In This Is Love (part 2)

To talk of the Father’s love and becoming children of the Creator God is added: “Dear friends, we are God’s children now” (3:2a), which the author of the letter insists is the case even while admitting that there is a mystery to the purpose of being the children of that God, as he writes “what we will be has not yet been revealed” (3:2b).  From here, though confessing that he does not know the precise reason that he and others are have become the children of God or what exactly it will look like when they are functioning as the children of God, he goes on to write that “We know that whenever it (or He) is revealed we will be like Him” (3:2c). 

Furthermore, the author goes on to insist that “Jesus was revealed to take away sins” (3:5a).  Is it not of the utmost interest that the practice of righteousness (faithfulness to the requirements of the covenant---a right standing) is connected to being fathered by the covenant God and to being His children, with this immediately connected to that which is “revealed”?  “Revealed” is used three times in relatively rapid succession before the author makes his grand claim that “the Son of God was revealed: to destroy the works of the devil.”  This, of course, is the devil who it has been said has been sinning from the beginning.  
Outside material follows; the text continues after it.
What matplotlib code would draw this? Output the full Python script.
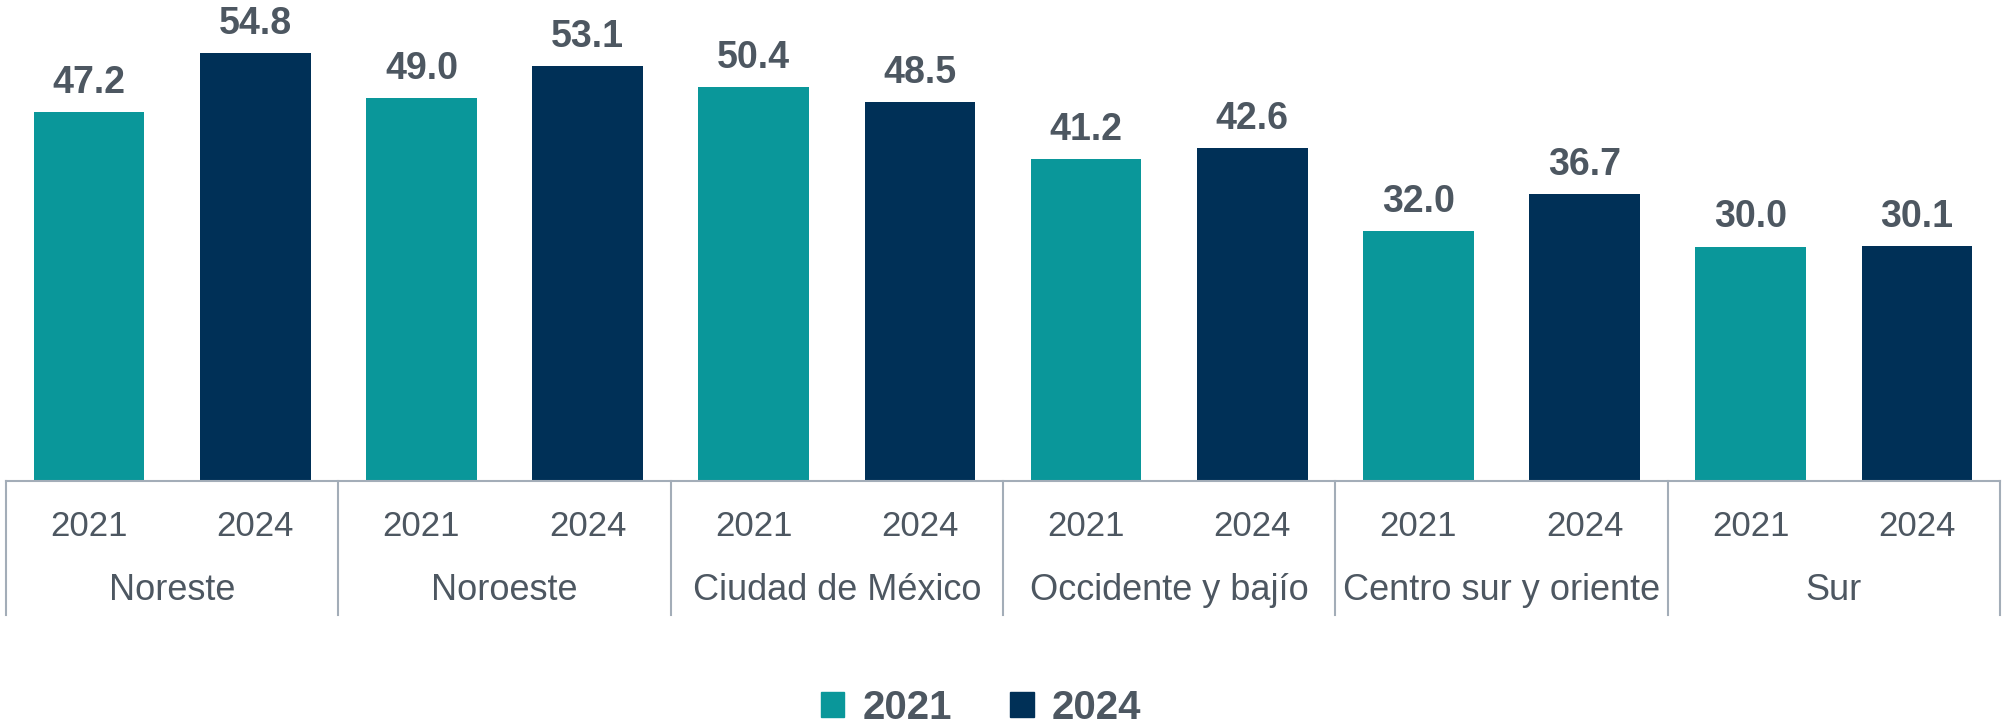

So here the term “righteousness” or “covenant faithfulness” is now connected to the children of God.  Righteousness is ascribed to Jesus, as the author wants all to know that He is faithful to the covenant.  The Son of God, who presumably also operates in righteousness (meeting all covenant requirements), is revealed and sent to destroy the works of the devil, and this seems to be roughly equated, by the author, with being an atoning sacrifice for sins as part of the activity of the love of the Creator God.  As has been said, the devil has been operating outside the bounds of the covenant---in covenant unfaithfulness---since the beginning.  This, presumably, is what necessitated the revelation of the Son of God, so that such work could be destroyed.  This then is the mission of the Son of God.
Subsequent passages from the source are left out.